– Можно ли сразить его ядом? – спросил князь.
– Если только кто-то убедит Канху его испить, – ответили волшебники. Никто даже не заговорил о том, что лучера можно утопить или удавить – ибо, конечно, все помнили, что лучеры дышат под водой и обладают толстой чешуей на горле.
Повисло тяжелое молчание при дворе. Ибо Канха уже близился к столице, а остановить его было нечем.
И тогда из толпы придворных вышел чиновник по имени Тай-Сичжэнь. Был он невысокого ранга, но князь ценил его за острый ум, хотя и порицал склонность к извлечению выгоды.
– Государь, – сказал Тай-Сичжэнь. – Дозвольте мне попробовать избавить Ликитай от этой напасти.
– Что тебе для этого потребуется? – спросил князь.
Тай-Сичжэнь довольно пошевелил ушами и хвост его зашуршал по мраморным плитам.
– Самый сильный воин из дворцовой стражи, – молвил он, – волшебник, искушенный в особых чарах, и два круга сыра, по пятьдесят сё весом каждый.
Удивился князь, но доверял он хитроумию Тай-Сичжэня и велел дать ему все, что он просил.
Когда через два дня Канха подошел к воротам столицы, Тай-Сичжэнь встретил его за накрытым столиком, где стояли дымящийся чайник из расписного фарфора, две чашки и вазочка с ароматными сладостями.
– Прошу вас, о гость, – сказал Тай-Сичжэнь, учтиво поклонившись, – садитесь, отдохните, и выпейте со мной лучшего чая.

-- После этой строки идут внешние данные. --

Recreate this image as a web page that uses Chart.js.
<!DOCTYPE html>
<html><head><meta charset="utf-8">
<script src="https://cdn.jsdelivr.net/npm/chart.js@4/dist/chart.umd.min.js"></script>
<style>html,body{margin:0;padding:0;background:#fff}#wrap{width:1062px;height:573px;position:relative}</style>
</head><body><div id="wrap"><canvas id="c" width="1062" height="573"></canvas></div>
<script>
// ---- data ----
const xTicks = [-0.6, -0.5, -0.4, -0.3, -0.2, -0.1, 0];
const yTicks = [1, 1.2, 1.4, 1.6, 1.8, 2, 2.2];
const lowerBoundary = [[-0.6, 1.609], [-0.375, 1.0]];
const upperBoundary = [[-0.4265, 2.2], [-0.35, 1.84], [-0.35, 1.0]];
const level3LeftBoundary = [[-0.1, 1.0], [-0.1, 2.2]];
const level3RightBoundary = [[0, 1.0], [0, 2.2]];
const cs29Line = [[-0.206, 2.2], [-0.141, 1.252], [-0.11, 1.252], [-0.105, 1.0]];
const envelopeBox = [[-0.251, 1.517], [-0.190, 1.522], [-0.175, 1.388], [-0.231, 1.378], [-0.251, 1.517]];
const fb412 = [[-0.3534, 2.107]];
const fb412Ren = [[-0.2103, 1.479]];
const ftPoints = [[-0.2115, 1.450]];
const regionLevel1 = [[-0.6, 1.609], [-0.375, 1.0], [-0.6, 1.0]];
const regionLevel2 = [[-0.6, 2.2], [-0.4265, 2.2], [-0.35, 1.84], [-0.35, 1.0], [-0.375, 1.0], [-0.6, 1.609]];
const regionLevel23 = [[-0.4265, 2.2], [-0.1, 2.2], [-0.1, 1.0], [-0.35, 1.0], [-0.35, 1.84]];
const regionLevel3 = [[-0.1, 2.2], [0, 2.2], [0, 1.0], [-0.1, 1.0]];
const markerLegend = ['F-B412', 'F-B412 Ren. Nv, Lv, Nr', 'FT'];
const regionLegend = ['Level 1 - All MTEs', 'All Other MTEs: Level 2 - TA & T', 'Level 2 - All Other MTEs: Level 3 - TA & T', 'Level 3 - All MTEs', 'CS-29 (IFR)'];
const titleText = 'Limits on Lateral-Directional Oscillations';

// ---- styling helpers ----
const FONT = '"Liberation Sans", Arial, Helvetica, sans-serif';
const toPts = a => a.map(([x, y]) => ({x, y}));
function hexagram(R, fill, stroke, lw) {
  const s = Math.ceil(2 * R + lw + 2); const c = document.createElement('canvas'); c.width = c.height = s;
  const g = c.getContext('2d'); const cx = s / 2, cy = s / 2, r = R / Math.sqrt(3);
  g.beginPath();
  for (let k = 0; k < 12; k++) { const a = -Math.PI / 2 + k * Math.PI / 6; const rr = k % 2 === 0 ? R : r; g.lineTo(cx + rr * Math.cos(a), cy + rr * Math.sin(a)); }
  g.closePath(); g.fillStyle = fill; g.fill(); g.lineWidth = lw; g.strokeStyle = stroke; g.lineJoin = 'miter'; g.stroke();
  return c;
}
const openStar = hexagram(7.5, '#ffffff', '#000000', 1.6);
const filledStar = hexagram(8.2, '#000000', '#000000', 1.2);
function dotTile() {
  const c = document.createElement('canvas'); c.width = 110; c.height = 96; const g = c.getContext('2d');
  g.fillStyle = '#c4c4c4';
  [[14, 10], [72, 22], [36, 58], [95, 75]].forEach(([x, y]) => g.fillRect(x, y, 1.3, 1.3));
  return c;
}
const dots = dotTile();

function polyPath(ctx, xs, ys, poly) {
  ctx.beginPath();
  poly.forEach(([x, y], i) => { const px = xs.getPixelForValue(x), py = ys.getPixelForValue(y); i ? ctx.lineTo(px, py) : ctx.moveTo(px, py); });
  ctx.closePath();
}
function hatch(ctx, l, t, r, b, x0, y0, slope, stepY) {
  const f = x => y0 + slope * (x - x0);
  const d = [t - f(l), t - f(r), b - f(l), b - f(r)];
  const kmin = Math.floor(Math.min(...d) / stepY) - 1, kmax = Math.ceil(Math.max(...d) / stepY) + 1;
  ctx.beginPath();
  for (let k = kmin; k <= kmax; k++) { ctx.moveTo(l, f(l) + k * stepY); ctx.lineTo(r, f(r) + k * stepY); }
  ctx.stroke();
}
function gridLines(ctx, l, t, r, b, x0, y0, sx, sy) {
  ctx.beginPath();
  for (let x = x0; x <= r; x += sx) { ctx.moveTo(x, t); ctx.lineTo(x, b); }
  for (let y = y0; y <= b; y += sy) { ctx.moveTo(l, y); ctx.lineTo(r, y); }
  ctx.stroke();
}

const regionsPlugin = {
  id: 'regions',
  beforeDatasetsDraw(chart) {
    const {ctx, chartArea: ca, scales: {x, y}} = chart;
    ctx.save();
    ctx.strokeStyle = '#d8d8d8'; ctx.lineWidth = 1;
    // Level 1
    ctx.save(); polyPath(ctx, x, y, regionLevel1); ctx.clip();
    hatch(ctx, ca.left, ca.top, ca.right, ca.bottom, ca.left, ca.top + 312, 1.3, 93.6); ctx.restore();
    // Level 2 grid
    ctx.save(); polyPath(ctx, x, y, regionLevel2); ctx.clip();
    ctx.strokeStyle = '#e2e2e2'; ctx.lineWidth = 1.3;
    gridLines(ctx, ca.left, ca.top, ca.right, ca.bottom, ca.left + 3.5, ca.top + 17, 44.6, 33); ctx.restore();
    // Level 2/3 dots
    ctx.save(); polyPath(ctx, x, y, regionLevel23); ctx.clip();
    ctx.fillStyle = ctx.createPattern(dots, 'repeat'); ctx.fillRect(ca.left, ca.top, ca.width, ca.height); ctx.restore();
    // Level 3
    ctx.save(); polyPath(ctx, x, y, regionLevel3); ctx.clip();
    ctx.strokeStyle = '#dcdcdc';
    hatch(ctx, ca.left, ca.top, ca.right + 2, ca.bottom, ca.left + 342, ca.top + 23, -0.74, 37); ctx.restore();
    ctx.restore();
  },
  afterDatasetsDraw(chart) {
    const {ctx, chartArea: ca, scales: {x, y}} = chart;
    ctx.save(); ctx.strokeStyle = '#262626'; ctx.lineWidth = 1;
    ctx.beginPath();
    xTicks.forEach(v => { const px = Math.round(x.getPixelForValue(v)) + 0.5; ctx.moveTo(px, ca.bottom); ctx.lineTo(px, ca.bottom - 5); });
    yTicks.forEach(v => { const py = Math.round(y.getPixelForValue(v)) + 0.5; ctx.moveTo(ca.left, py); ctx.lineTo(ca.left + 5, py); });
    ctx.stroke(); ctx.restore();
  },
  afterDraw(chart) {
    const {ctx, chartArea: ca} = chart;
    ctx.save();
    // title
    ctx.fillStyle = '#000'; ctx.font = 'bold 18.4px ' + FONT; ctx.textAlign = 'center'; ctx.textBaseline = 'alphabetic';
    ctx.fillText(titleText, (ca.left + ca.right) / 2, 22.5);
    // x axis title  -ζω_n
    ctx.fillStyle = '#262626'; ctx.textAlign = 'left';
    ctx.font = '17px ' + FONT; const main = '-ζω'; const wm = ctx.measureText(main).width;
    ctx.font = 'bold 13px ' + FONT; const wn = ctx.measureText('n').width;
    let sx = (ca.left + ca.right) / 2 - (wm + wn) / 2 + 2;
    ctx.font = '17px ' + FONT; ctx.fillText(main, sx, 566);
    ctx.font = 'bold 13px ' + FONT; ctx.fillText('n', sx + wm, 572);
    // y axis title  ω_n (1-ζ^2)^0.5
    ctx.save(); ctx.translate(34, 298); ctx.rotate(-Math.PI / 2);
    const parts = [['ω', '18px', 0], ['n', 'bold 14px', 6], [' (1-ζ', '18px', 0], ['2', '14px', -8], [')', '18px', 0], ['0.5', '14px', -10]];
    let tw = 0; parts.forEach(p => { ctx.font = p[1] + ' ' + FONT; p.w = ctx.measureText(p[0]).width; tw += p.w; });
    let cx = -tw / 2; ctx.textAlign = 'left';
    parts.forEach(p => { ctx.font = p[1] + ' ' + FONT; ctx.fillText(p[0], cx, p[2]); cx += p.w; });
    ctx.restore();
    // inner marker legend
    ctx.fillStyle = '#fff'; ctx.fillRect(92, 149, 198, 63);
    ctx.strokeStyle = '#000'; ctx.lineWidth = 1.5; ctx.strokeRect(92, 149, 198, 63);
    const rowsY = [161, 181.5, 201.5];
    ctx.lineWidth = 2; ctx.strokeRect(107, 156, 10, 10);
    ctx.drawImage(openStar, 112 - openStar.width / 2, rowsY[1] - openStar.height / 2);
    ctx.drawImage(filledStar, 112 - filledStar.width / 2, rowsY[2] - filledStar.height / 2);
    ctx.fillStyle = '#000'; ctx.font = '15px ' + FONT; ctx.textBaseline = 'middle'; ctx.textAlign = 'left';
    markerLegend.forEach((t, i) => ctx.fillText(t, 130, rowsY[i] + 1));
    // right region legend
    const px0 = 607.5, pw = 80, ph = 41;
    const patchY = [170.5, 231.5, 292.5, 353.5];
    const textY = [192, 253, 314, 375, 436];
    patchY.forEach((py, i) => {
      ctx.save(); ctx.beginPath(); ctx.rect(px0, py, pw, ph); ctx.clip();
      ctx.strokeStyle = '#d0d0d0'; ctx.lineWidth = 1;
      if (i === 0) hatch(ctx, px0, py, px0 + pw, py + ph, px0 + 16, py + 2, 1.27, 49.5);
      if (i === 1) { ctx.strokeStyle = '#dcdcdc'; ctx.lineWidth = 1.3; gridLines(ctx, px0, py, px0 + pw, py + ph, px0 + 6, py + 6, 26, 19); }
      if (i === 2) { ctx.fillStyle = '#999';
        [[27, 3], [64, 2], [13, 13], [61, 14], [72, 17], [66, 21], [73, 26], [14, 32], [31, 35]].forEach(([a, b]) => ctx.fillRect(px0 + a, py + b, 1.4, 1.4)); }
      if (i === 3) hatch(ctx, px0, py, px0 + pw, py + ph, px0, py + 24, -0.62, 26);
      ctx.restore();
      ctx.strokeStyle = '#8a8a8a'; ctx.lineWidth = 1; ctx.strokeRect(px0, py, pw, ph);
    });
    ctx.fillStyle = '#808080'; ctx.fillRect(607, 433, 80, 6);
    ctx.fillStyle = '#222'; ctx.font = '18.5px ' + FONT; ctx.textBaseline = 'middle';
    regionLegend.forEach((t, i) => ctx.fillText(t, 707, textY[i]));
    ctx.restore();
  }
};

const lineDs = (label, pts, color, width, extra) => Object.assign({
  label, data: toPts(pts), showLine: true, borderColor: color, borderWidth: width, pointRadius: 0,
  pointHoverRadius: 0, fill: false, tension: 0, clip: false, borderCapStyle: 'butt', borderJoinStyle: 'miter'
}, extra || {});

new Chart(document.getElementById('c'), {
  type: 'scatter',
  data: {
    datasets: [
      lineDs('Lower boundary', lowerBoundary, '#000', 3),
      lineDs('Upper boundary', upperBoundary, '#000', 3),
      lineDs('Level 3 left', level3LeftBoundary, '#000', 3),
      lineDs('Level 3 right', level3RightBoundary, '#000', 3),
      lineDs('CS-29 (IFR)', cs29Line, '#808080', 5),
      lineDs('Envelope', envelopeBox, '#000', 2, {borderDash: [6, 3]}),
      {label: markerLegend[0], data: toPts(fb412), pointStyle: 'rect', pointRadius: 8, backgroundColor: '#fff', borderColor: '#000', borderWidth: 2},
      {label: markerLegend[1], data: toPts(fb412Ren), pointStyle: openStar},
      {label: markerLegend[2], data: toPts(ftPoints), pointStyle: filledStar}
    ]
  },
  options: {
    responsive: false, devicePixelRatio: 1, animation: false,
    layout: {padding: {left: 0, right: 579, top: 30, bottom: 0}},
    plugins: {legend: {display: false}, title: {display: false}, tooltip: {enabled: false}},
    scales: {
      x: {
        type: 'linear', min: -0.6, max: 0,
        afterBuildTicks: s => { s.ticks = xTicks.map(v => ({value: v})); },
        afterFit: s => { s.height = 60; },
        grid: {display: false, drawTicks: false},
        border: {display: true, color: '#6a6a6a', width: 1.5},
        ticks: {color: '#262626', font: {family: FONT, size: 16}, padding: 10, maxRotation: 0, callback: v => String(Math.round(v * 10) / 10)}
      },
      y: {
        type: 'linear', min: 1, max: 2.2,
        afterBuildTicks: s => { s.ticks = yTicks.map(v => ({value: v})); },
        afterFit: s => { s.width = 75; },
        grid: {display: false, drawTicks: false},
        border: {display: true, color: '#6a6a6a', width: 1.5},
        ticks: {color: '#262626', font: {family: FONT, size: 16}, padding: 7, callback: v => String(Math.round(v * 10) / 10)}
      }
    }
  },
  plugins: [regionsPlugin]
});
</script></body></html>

Громоподобно рассмеялся Канха, подошел к столику и одним взмахом меча разрубил его пополам, так что чайник и чашки полетели, словно подхваченные ветром.

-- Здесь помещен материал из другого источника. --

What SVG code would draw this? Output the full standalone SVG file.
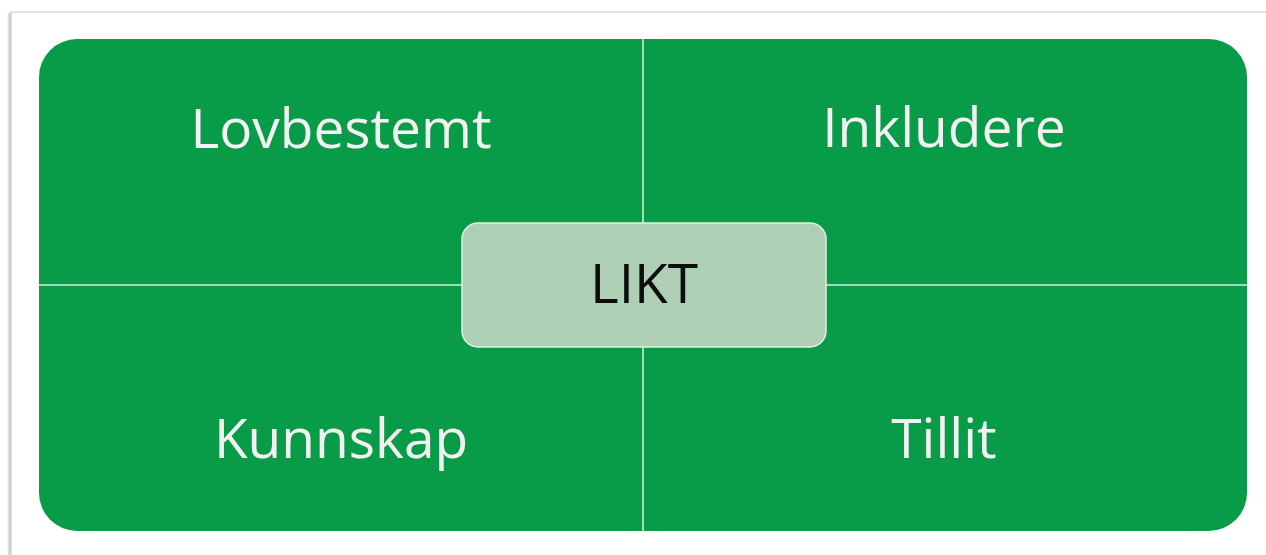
<svg xmlns="http://www.w3.org/2000/svg" width="1266" height="555" viewBox="0 0 1266 555">
  <defs>
    <style>
      .quad { font-family: "Open Sans", "Liberation Sans", sans-serif; font-size: 55px; fill: #f2f2f2; text-anchor: middle; }
      .center { font-family: "Open Sans", "Liberation Sans", sans-serif; font-size: 55px; fill: #0d0d0d; text-anchor: middle; }
      .divider { stroke: #d8ecdc; stroke-width: 1.5; fill: none; }
    </style>
    <linearGradient id="shadowL" x1="0" y1="0" x2="1" y2="0">
      <stop offset="0" stop-color="#ffffff"/>
      <stop offset="0.6" stop-color="#c4c4c4"/>
      <stop offset="1" stop-color="#e8e8e8"/>
    </linearGradient>
  </defs>
  <rect x="0" y="0" width="1266" height="555" fill="#ffffff"/>
  <g id="page">
    <rect x="7" y="13" width="5" height="542" fill="url(#shadowL)"/>
    <line x1="10" y1="12" x2="1266" y2="12" stroke="#e2e2e2" stroke-width="2"/>
  </g>
  <g id="background">
    <rect x="39" y="39" width="1208" height="492" rx="38" ry="38" fill="#089c48"/>
  </g>
  <g id="connectors">
    <line class="divider" x1="643" y1="39" x2="643" y2="531"/>
    <line class="divider" x1="39" y1="285" x2="1247" y2="285"/>
  </g>
  <g id="lovbestemt">
    <text class="quad" x="341" y="148">Lovbestemt</text>
  </g>
  <g id="inkludere">
    <text class="quad" x="944" y="147">Inkludere</text>
  </g>
  <g id="kunnskap">
    <text class="quad" x="341" y="458">Kunnskap</text>
  </g>
  <g id="tillit">
    <text class="quad" x="944" y="458">Tillit</text>
  </g>
  <g id="likt">
    <rect x="462" y="223" width="364" height="124" rx="16" ry="16" fill="#aecfb4" stroke="#e3f0e5" stroke-width="1.5"/>
    <text class="center" x="644" y="303">LIKT</text>
  </g>
</svg>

– Ты думал обмануть меня, поросший шерстью безумец? – спросил лучер. – Думаешь, я не пойму, что за сладкими речами скрывается яд, подлитый в напиток?
Тай-Сичжэнь грустно покачал головой.
– Как истинный ценитель чая, о воин, я бы никогда не посмел осквернить его отравой. Как печально, что вы не поверили, и повредили сосуды, которым больше лет, чем вашему роду. За это вас постигнет гнев с небес.
И в тот же миг выпрямился на стене города воин из стражи. Знал он, куда бить, ибо Тай-Сичжэнь поставил столик так, чтобы лишь по одному пути Канха мог подойти к нему, чтобы нанести удар, в чем придворный не сомневался.
Стражник князя воздел над головой круг сыра и метнул его. Тяжел круг в пятьдесят сё весом, когда летит с высокой стены, и когда два дня над ним усердно колдуют. Не зачаровывал волшебник сыр, не придавал ему особые свойства – но вместо того ускорил его иссушение, и теперь круг стал тверд, словно камень.
Но сам сыр не был камнем. И плотью не был, пусть и сотворили его из молока, произведенного плотью. И никогда он не был он ни рогом, ни деревом, ни стеклом, ни металлом.
И потому ударил круг сыра в голову Канхи, сокрушил его чешую, разбил мозг. Рухнул великий воин-лучер, не издав ни звука, и лишь бессильно царапнули его когти ту землю, что он пытался завоевать.
Остальные рекрани, увидев это, бежали в страхе, зная, что их ничто не защитит от оружия ликитайцев. Восторг охватил весь остров, и было устроено великое празднование. Сыр, что убил Канху, поместили в храм и первый каллиграф Ликитая начертал памятную надпись. Воина, метнувшего сыр, повысили в звании и осыпали наградами. Волшебника отметили начертанной рукой князя грамотой и особыми почестями.
Тай-Сичжэня же одарили новым рангом и богатыми подарками. Но спросил у него князь:
– Скажи мне, ты попросил два круга сыра на случай, если воин промахнется?
– Нет, государь, – с поклоном ответил Тай-Сичжэнь. – В том случае Канха бы не стал стоять на месте, убил меня и кинулся бы сокрушать ворота. А тогда бы уже можно было кидать любой сыр.
– Тогда что ты будешь делать со вторым кругом? – спросил князь.
И Тай-Сичжэнь ответил искренне, поскольку не подобает подданному лгать государю:
– Три четверти я велю продать, сказав чистую правду – что это сыр из княжеских кладовых и брат сыра, что избавил нас от Канхи. Немало найдется тех, кто захочет его непременно купить за высокую цену.
Рассмеялся князь:
– А что же будет с оставшейся четвертью?
– Ее я со всей почтительностью съем сам, – ответил Тай-Сичжэнь. – Ибо всю жизнь люблю сыр, о государь. Иначе бы я о таком оружии и не подумал!